UNIVERSITY PARK — The director of the National Institute of Environmental Health Sciences (NIEHS) and National Toxicology Program (NTP) is the featured speaker for the Spring Health and the Environment Lecture at 1 p.m. on April 6 in 233 HUB-Robeson Center. Linda Birnbaum, who has spent more than 35 years researching, evaluating and educating the public on risks associated with hazardous environmental exposures, will present her talk titled, “Our Environment, Our Health: An NIEHS Perspective.”
In her lecture, Birnbaum will discuss the impacts of global environmental health, what it means for our local families and communities and 21st-century environmental health challenges such as climate change, arsenic exposure and persistent organic pollutants.
"Dr. Birnbaum has a long-standing, impactful career as a toxicologist and plays a major role in the direction of human health research at the nation's premiere environmental research organization, the National Institute of Environmental Health Sciences," said Gary Perdew, director of the Center for Molecular Toxicology and Carcinogenesis and John T. and Paige S. Smith Professor in Agricultural Sciences.
As director of NIEHS and NTP, Birnbaum oversees a budget of more than $780 million that funds biomedical research to discover how the environment influences human health and disease.
She is a board-certified toxicologist who has received numerous awards throughout her career, including the North Carolina Award in Science, two NIH Director’s Awards, Women in Toxicology Elsevier Mentoring Award, Society of Toxicology Public Communications Award, and many others. She was also elected to the Institute of Medicine of the National Academies, one of the highest honors in the fields of medicine and health.

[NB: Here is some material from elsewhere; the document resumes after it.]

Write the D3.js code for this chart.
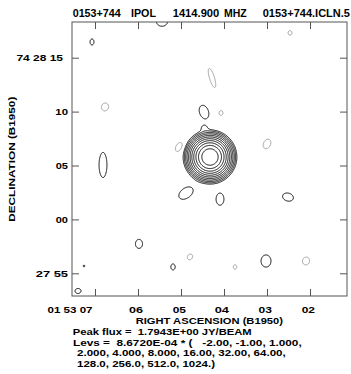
<!DOCTYPE html>
<html>
<head>
<meta charset="utf-8">
<script src="https://cdn.jsdelivr.net/npm/d3@7"></script>
<style>
  body { margin: 0; background: #fff; }
  text { font-family: "Liberation Sans", Arial, sans-serif; font-weight: bold; fill: #000; white-space: pre; }
</style>
</head>
<body>
<div id="chart"></div>
<script>
// header / axis texts
const titleParts = ['0153+744', 'IPOL', '1414.900', 'MHZ', '0153+744.ICLN.5']
const raTicks = [7, 6, 5, 4, 3, 2]                 // RA seconds of 01h53m
const raTickLabels = ['01 53 07', '06', '05', '04', '03', '02']
const decTicks = [75, 70, 65, 60, 55]              // Dec arcsec past 74d27m
const decTickLabels = ['74 28 15', '10', '05', '00', '27 55']
const peakFlux = 1.7943
const baseLevel = 8.6720e-4
const levs = [-2, -1, 1, 2, 4, 8, 16, 32, 64, 128, 256, 512, 1024]
const footLines = [
  'Peak flux =  1.7943E+00 JY/BEAM',
  'Levs =  8.6720E-04 * (   -2.00, -1.00, 1.000,',
  '2.000, 4.000, 8.000, 16.00, 32.00, 64.00,',
  '128.0, 256.0, 512.0, 1024.)'
]

// brightness components (amp in units of the base level, sigmas in arcsec, pa in deg)
const compRa  = [4.326, 4.465, 6.767, 4.465, 4.070, 5.047, 3.000, 6.814, 4.884, 4.093, 2.512, 5.977, 4.791, 5.186, 3.744, 3.023, 2.093, 7.395, 7.256, 7.070, 2.465, 4.279, 5.442]
const compDec = [65.79, 68.52, 70.43, 69.96, 69.87, 66.72, 67.00, 65.05, 62.44, 61.88, 62.07, 57.73, 56.52, 55.59, 55.59, 56.14, 56.14, 53.36, 55.68, 76.46, 77.30, 73.12, 78.40]
const compAmp = [peakFlux / baseLevel, 1.1, -1.6, 1.9, -1.6, -1.6, -1.6, 1.6, 1.6, 1.6, 1.6, 1.6, -1.6, 1.6, -1.6, 1.6, -1.6, 1.6, 1.6, 1.6, -1.6, -1.6, 1.6]
const compSx  = [0.642, 0.35, 0.34, 0.37, 0.19, 0.29, 0.34, 0.38, 0.77, 0.38, 0.53, 0.34, 0.24, 0.21, 0.17, 0.48, 0.34, 0.29, 0.08, 0.19, 0.19, 0.24, 0.55]
const compSy  = [0.642, 0.30, 0.38, 0.57, 0.22, 0.48, 0.48, 1.20, 0.48, 0.58, 0.38, 0.43, 0.29, 0.29, 0.22, 0.58, 0.38, 0.24, 0.08, 0.29, 0.22, 0.96, 0.50]
const compPa  = [0, 0, 20, -20, 0, 30, 25, 0, -35, 0, 15, 0, 30, 0, 0, 0, 20, 0, 0, 0, 0, -17, 0]

const width = 351, height = 374
const margin = {left: 72, top: 22}
const W = 275, H = 274
const frameColor = '#555'
const font = '"Liberation Sans", Arial, sans-serif'

const x = d3.scaleLinear().domain([7, 2]).range([23, 238])
const y = d3.scaleLinear().domain([75, 55]).range([35.7, 251.3])

const svg = d3.select('#chart').append('svg')
  .attr('width', width)
  .attr('height', height)

// title (the original lettering is wider than Arial, so stretch to the measured lengths)
const titleX = [72.7, 131, 172.7, 224, 262.7]
const titleLen = [48, 25, 46.6, 22.7, 87.3]
svg.selectAll('text.title').data(titleParts).join('text')
  .attr('class', 'title')
  .attr('x', (d, i) => titleX[i])
  .attr('y', 16.7)
  .attr('textLength', (d, i) => titleLen[i])
  .attr('lengthAdjust', 'spacingAndGlyphs')
  .style('font-size', '10px')
  .text(d => d)

const g = svg.append('g').attr('transform', `translate(${margin.left},${margin.top})`)

// sample the brightness on a grid a bit larger than the frame
const pad = 12, n = W + 2 * pad, m = H + 2 * pad
const cosDec = Math.cos((74 + 27.5 / 60) * Math.PI / 180)
const values = new Float64Array(n * m)
for (let j = 0; j < m; j++) {
  const dec = y.invert(j + 0.5 - pad)
  for (let i = 0; i < n; i++) {
    const ra = x.invert(i + 0.5 - pad)
    let v = 0
    for (let k = 0; k < compRa.length; k++) {
      const dx = -(ra - compRa[k]) * 15 * cosDec
      const dy = -(dec - compDec[k])
      const t = compPa[k] * Math.PI / 180
      const u = dx * Math.cos(t) + dy * Math.sin(t)
      const w = -dx * Math.sin(t) + dy * Math.cos(t)
      v += compAmp[k] * Math.exp(-0.5 * (u * u / (compSx[k] * compSx[k]) + w * w / (compSy[k] * compSy[k])))
    }
    values[j * n + i] = v
  }
}

const posLevels = levs.filter(l => l > 0)
const negLevels = levs.filter(l => l < 0).map(l => -l)
const posContours = d3.contours().size([n, m]).thresholds(posLevels)(values)
const negContours = d3.contours().size([n, m]).thresholds(negLevels)(values.map(v => -v))

svg.append('clipPath').attr('id', 'frame')
  .append('rect').attr('width', W).attr('height', H)

const path = d3.geoPath()
const plot = g.append('g').attr('clip-path', 'url(#frame)')
  .append('g').attr('transform', `translate(${-pad},${-pad})`)

plot.selectAll('path.neg').data(negContours).join('path')
  .attr('class', 'neg')
  .attr('d', path)
  .attr('fill', 'none')
  .attr('stroke', '#999')
  .attr('stroke-width', 0.9)

plot.selectAll('path.pos').data(posContours).join('path')
  .attr('class', 'pos')
  .attr('d', path)
  .attr('fill', 'none')
  .attr('stroke', '#111')
  .attr('stroke-width', 1)

// frame
g.append('rect')
  .attr('width', W).attr('height', H)
  .attr('fill', 'none')
  .attr('stroke', frameColor)

// axes, ticks pointing inward
const raLabelLen = [45, 14, 13.3, 14.3, 13.4, 13.3]
const decLabelLen = [46.6, 12.7, 12.3, 12.3, 32.3]

const axBottom = g.append('g').attr('transform', `translate(0,${H})`)
  .call(d3.axisBottom(x).tickValues(raTicks).tickSize(-7).tickPadding(10.5)
    .tickFormat((d, i) => raTickLabels[i]))
g.append('g')
  .call(d3.axisTop(x).tickValues(raTicks).tickSize(-7).tickFormat(''))
const axLeft = g.append('g')
  .call(d3.axisLeft(y).tickValues(decTicks).tickSize(-7).tickPadding(4)
    .tickFormat((d, i) => decTickLabels[i]))
g.append('g').attr('transform', `translate(${W},0)`)
  .call(d3.axisRight(y).tickValues(decTicks).tickSize(-7).tickFormat(''))

g.selectAll('.domain').remove()
g.selectAll('.tick line').attr('stroke', frameColor)
g.selectAll('.tick text')
  .attr('fill', '#000')
  .attr('lengthAdjust', 'spacingAndGlyphs')
  .style('font-family', font)
  .style('font-weight', 'bold')
  .style('font-size', '9.5px')
axBottom.selectAll('.tick text')
  .attr('text-anchor', 'end')
  .attr('dx', (d, i) => i === 0 ? -3 : 4.5)
  .attr('textLength', (d, i) => raLabelLen[i])
axLeft.selectAll('.tick text')
  .attr('dx', (d, i) => i === 0 ? -5 : 0)
  .attr('textLength', (d, i) => decLabelLen[i])

// axis titles
svg.append('text')
  .attr('x', 135.7).attr('y', 324)
  .attr('textLength', 147.3)
  .attr('lengthAdjust', 'spacingAndGlyphs')
  .style('font-size', '9.5px')
  .text('RIGHT ASCENSION (B1950)')

svg.append('text')
  .attr('transform', 'translate(14.5,221.7) rotate(-90)')
  .attr('textLength', 125)
  .attr('lengthAdjust', 'spacingAndGlyphs')
  .style('font-size', '9.5px')
  .text('DECLINATION (B1950)')

// footer
const footX = [72.7, 73, 77, 77]
const footY = [335, 346, 356, 366.7]
const footLen = [179, 228.7, 208.7, 138]
svg.selectAll('text.foot').data(footLines).join('text')
  .attr('class', 'foot')
  .attr('x', (d, i) => footX[i])
  .attr('y', (d, i) => footY[i])
  .attr('textLength', (d, i) => footLen[i])
  .attr('lengthAdjust', 'spacingAndGlyphs')
  .style('font-size', '9px')
  .text(d => d)
</script>
</body>
</html>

Birnbaum is an active member of the scientific community. She is the author of more than 800 peer-reviewed publications, book chapters and reports. Her own research focuses on the pharmacokinetic behavior of environmental chemicals, mechanisms of action of toxicants including endocrine disruption, and linking of real-world exposures to health effects.
The event, sponsored by the Center for Molecular Toxicology and Carcinogenesis and the Institutes of Energy and the Environment, is free and open to the public. Online registration is requested.
Following the lecture, attendees are invited to a reception and a health and the environment poster session focused on research by students and faculty from across the University. Poster submissions are open through March 24.